The rule of thumb in foreign exchange markets is that when a central bank signals interest rates are to fall in the future, or quantitative easing is to be increased, the currency it issues declines in value.
This is the knee-jerk reaction seen in the market following the RBA's October meeting.
The Pound-to-Australian Dollar exchange rate rose 0.34% to reach 1.8127, the Euro-to-Australian Dollar exchange rate rose 0.33% to quote at 1.6452 and the Australian Dollar-U.S. Dollar exchange rate fell 0.38% to quote at 0.7161.
In fact, the Australian Dollar is the worst performing major currency of the G10 pack:
Above: AUD performance on Oct. 06. If you would like to secure today's exchange rate for use at a date in the future, please learn more here.
"We take that as a clear indication the RBA will cut the cash rate to 0.1% when it next moves," says David Plank, Head of Australian Economics at ANZ Bank. "The addition to the final paragraph that the “The Board views addressing the high rate of unemployment as an important national priority” strongly suggests to us that the rate cut will come in November. It is a clear alignment with what is likely to be the theme of the Budget and why add it unless it is a reason to act."
An important question for markets is whether the RBA is also signalling it will shift its quantitative easing programme from a more 'spartan' one in which it does just enough to keep the payment costs of Australia's three-year government bonds anchored around 0.25%. There are suggestions that the RBA is signalling it will move away from this form of quantitative easing to a 'pure' form whereby it sets itself an absolute amount and targets bonds of varying maturities, similar to that pursued by the Reserve Bank of New Zealand and Bank of England.
This 'pure' form of quantitative easing is arguably more aggressive and therefore has greater implications for Australian financial assets, including the exchange rate.
Arguably, a more aggressive form of quantitative easing would weigh on the Australian Dollar going forward as the prospect of falling bond yields in Australia grows.
"The RBA is not ready to move to ‘pure’ quantitative easing just yet. But we have long thought that market dynamics will eventually force the RBA’s hand and require a move to ‘pure’ quantitative easing," says Plank.
Economists at St. George Bank in Sydney say that not only will the RBA cut interest rates in November, but they will also lower the target yield of the quantitative easing programme from 0.25% to 0.1%.
"The RBA’s reference to market pricing in today’s statement suggests a favouring of this approach," says Besa Deda, Chief Economist at St.George Bank. Lowe noted in his statement that "over the past couple of weeks, 3-year yields have fallen to around 18 basis points as markets price in some probability of further monetary policy easing".

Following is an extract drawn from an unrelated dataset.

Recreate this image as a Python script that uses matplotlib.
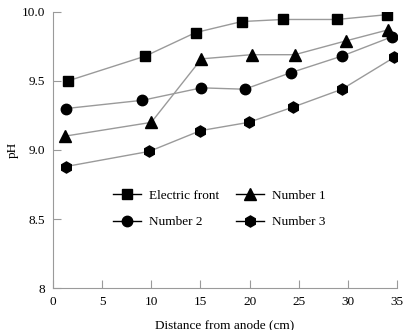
import numpy as np
import matplotlib.pyplot as plt

plt.rcParams['font.family'] = ['Liberation Serif', 'DejaVu Serif']

# distance from anode (cm) and pH
x_front = [1.5, 9.4, 14.5, 19.2, 23.4, 28.9, 34.0]
ph_front = [9.50, 9.68, 9.85, 9.93, 9.945, 9.945, 9.98]

x_n1 = [1.2, 10.0, 15.1, 20.2, 24.6, 29.8, 34.1]
ph_n1 = [9.10, 9.20, 9.66, 9.69, 9.69, 9.79, 9.87]

x_n2 = [1.3, 9.1, 15.1, 19.5, 24.2, 29.4, 34.5]
ph_n2 = [9.30, 9.36, 9.45, 9.44, 9.56, 9.68, 9.82]

x_n3 = [1.3, 9.8, 15.0, 19.9, 24.4, 29.4, 34.7]
ph_n3 = [8.88, 8.99, 9.14, 9.20, 9.31, 9.44, 9.67]

xticks = [0, 5, 10, 15, 20, 25, 30, 35]
yticks = [8, 8.5, 9.0, 9.5, 10.0]
ylabels = ['8', '8.5', '9.0', '9.5', '10.0']

fig = plt.figure(figsize=(4.08, 3.30), dpi=100)
ax = fig.add_axes([0.13, 0.127, 0.843, 0.837])

line_kw = dict(color='#9a9a9a', lw=1.0, markerfacecolor='black',
               markeredgecolor='black')
l1, = ax.plot(x_front, ph_front, marker='s', ms=7.5, label='Electric front', **line_kw)
l2, = ax.plot(x_n1, ph_n1, marker='^', ms=8.5, label='Number 1', **line_kw)
l3, = ax.plot(x_n2, ph_n2, marker='o', ms=7.5, label='Number 2', **line_kw)
l4, = ax.plot(x_n3, ph_n3, marker='h', ms=8, label='Number 3', **line_kw)

ax.set_xlim(0, 35)
ax.set_ylim(8, 10)
ax.set_xticks(xticks)
ax.set_yticks(yticks)
ax.set_yticklabels(ylabels)
ax.tick_params(direction='in', length=6, color='#9a9a9a', labelsize=9.5, pad=6)
ax.spines['top'].set_visible(False)
ax.spines['right'].set_visible(False)
ax.spines['left'].set_color('#9a9a9a')
ax.spines['bottom'].set_color('#9a9a9a')

ax.set_xlabel('Distance from anode (cm)', fontsize=9.5, labelpad=8)
ax.set_ylabel('pH', fontsize=9.5, labelpad=2)

# column-wise fill -> order so rows read: front, N1 / N2, N3
handles = [l1, l3, l2, l4]
leg = ax.legend(handles, [h.get_label() for h in handles], ncol=2,
                frameon=False, fontsize=9.5, loc='upper left',
                bbox_to_anchor=(0.14, 0.40), handlelength=2.1,
                handletextpad=0.6, columnspacing=1.3, labelspacing=1.1)
for h in leg.legend_handles:
    h.set_color('black')
    h.set_markerfacecolor('black')

fig.savefig('out.png', dpi=100)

However St. George Bank are also expecting to see a 'pure' quantitative easing programme introduced at some point in the future whereby more thank just three-year government bonds are targeted.

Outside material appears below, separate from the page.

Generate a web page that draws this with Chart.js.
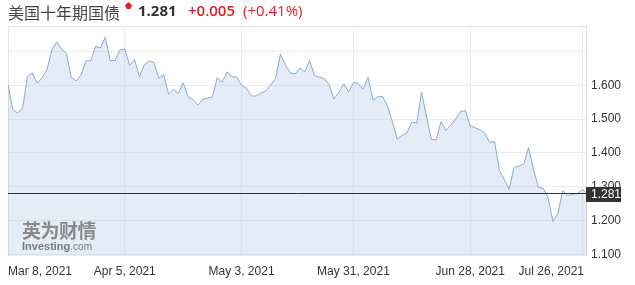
<!DOCTYPE html>
<html>
<head>
<meta charset="utf-8">
<script src="https://cdn.jsdelivr.net/npm/chart.js@4"></script>
<style>
body{margin:0;background:#fff;}
#wrap{position:relative;width:635px;height:285px;overflow:hidden;}
#yieldChart{position:absolute;left:0;top:0;}
.hd{position:absolute;top:0;height:26px;line-height:27px;white-space:nowrap;}
#name{left:8px;font:16px "Noto Sans CJK SC";color:#444;}
#arrow{position:absolute;left:125px;top:2px;width:7px;height:7px;background:#e0201e;
  clip-path:polygon(50% 0,100% 45%,75% 100%,25% 100%,0 45%);}
#price{left:138px;font:bold 15px "Open Sans";color:#333;}
#chg{left:188px;font:600 15px "Open Sans";color:#dd1f26;}
#pct{left:243px;font:15px "Open Sans";color:#dd1f26;}
#logo{position:absolute;left:22px;top:219px;color:#8a8a8a;}
#logo .cn{font:bold 19px "Noto Sans CJK SC";letter-spacing:-0.5px;line-height:21px;}
#logo .en{font:bold 11px "Liberation Sans";line-height:12px;color:#7a7a7a;}
#logo .en span{font-weight:normal;font-size:10px;}
</style>
</head>
<body>
<div id="wrap">
<canvas id="yieldChart" width="635" height="285"></canvas>
<div class="hd" id="name">美国十年期国债</div>
<div id="arrow"></div>
<div class="hd" id="price">1.281</div>
<div class="hd" id="chg">+0.005</div>
<div class="hd" id="pct">(+0.41%)</div>
<div id="logo"><div class="cn">英为财情</div><div class="en">Investing<span>.com</span></div></div>
</div>
<script>
// 10y yield, one value per session, Mar 8 -> Jul 27 2021
const yieldValues = [
  1.601,1.527,1.518,1.533,1.625,1.636,1.606,1.622,1.645,1.704,
  1.728,1.707,1.694,1.622,1.613,1.630,1.672,1.672,1.715,1.710,
  1.742,1.673,1.673,1.704,1.707,1.659,1.676,1.625,1.660,1.672,
  1.667,1.620,1.632,1.574,1.588,1.576,1.607,1.565,1.558,1.541,
  1.558,1.562,1.565,1.622,1.609,1.639,1.625,1.624,1.600,1.591,
  1.568,1.568,1.577,1.583,1.601,1.620,1.692,1.660,1.637,1.633,
  1.651,1.639,1.673,1.628,1.624,1.619,1.602,1.559,1.579,1.604,
  1.580,1.608,1.605,1.588,1.624,1.556,1.566,1.566,1.539,1.493,
  1.440,1.451,1.459,1.491,1.488,1.579,1.509,1.440,1.438,1.492,
  1.466,1.482,1.500,1.522,1.525,1.480,1.474,1.468,1.458,1.431,
  1.433,1.348,1.321,1.292,1.357,1.361,1.367,1.415,1.351,1.298,
  1.295,1.268,1.197,1.220,1.288,1.274,1.277,1.279,1.291,1.281
];

// session index where each date label sits
const xTickIndex = [0, 24, 48, 71, 95, 118];
const xTickLabels = ["Mar 8, 2021","Apr 5, 2021","May 3, 2021","May 31, 2021","Jun 28, 2021","Jul 26, 2021"];

const yTicks = [1.1, 1.2, 1.3, 1.4, 1.5, 1.6, 1.7];
const yTickLabels = ["1.100","1.200","1.300","1.400","1.500","1.600",""];

const lastValue = yieldValues[yieldValues.length - 1];

const overlay = {
    id: "overlay",
    beforeDatasetsDraw(chart){
        const {ctx, chartArea: a} = chart;
        ctx.save();
        ctx.strokeStyle = "#e2e2e2";
        ctx.lineWidth = 1;
        ctx.beginPath();
        ctx.moveTo(a.left + 0.5, a.bottom);
        ctx.lineTo(a.left + 0.5, a.top + 0.5);
        ctx.lineTo(a.right - 0.5, a.top + 0.5);
        ctx.lineTo(a.right - 0.5, a.bottom);
        ctx.stroke();
        ctx.restore();
    },
    afterDraw(chart){
        const {ctx, chartArea: a, scales: {x, y}} = chart;
        ctx.save();

        // current value line + tag
        const py = Math.round(y.getPixelForValue(lastValue)) + 0.5;
        ctx.strokeStyle = "#333";
        ctx.lineWidth = 1;
        ctx.beginPath();
        ctx.moveTo(a.left, py);
        ctx.lineTo(a.right, py);
        ctx.stroke();

        ctx.fillStyle = "#333";
        ctx.fillRect(a.right - 1, py - 6.5, 35, 15);
        ctx.fillStyle = "#fff";
        ctx.font = "12px 'Liberation Sans'";
        ctx.textAlign = "left";
        ctx.textBaseline = "middle";
        ctx.fillText(lastValue.toFixed(3), a.right + 4, py + 1);

        // date labels, kept inside the plot width
        ctx.fillStyle = "#333";
        ctx.textAlign = "center";
        xTickIndex.forEach((v, i) => {
            const w = ctx.measureText(xTickLabels[i]).width;
            let px = x.getPixelForValue(v);
            px = Math.max(px, a.left + w / 2);
            px = Math.min(px, a.right - 3 - w / 2);
            ctx.fillText(xTickLabels[i], px, 272);
        });
        ctx.restore();
    }
};

const ctx = document.getElementById("yieldChart").getContext("2d");

new Chart(ctx, {
    type: "line",
    data: {
        datasets: [{
            data: yieldValues.map((v, i) => ({x: i, y: v})),
            borderColor: "#86aad0",
            borderWidth: 1,
            backgroundColor: "rgba(170,200,230,0.32)",
            fill: "start",
            pointRadius: 0,
            tension: 0
        }]
    },
    options: {
        responsive: false,
        animation: false,
        devicePixelRatio: 1,
        layout: {padding: {top: 26, left: 8, right: 0, bottom: 0}},
        plugins: {legend: {display: false}, tooltip: {enabled: false}},
        scales: {
            x: {
                type: "linear",
                min: 0,
                max: yieldValues.length - 1,
                afterBuildTicks: s => { s.ticks = xTickIndex.map(v => ({value: v})); },
                afterFit: s => { s.height = 29; },
                grid: {color: "#ececec", drawTicks: false},
                border: {display: false},
                ticks: {display: false}
            },
            y: {
                position: "right",
                min: 1.095,
                max: 1.775,
                afterBuildTicks: s => { s.ticks = yTicks.map(v => ({value: v})); },
                afterFit: s => { s.width = 48; },
                grid: {color: "#ececec", drawTicks: false},
                border: {display: false},
                ticks: {
                    padding: 4,
                    crossAlign: "near",
                    color: "#333",
                    font: {family: "Liberation Sans", size: 12},
                    callback: (v, i) => yTickLabels[i]
                }
            }
        }
    },
    plugins: [overlay]
});
</script>
</body>
</html>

"We anticipate the RBA will engage in a large-scale asset program (LSAP) of buying government bonds beyond maturities of three years (i.e. four to ten years)," says Deda.
With regards to the value of the Australian Dollar, the RBA said "the Australian dollar remains just a little below its peak of the past couple of years" rather than the guidance offered in the Sep minutes that a "lower exchange rate would provide more assistance to the Australian economy in its recovery".
Investors were interested as to whether Lowe would echo the more targeted comments made about the currency by his deputy Guy Debelle in September.
Above image courtesy of Westpac
"We remain of the view that the Australian Dollar should remained capped by 0.7190/0.7210 near term... however, President Trump's health and the potential for US fiscal support remain significant drivers and positive news here could certainly lift the currency later," says Robert Rennie, a foreign exchange strategist at Westpac.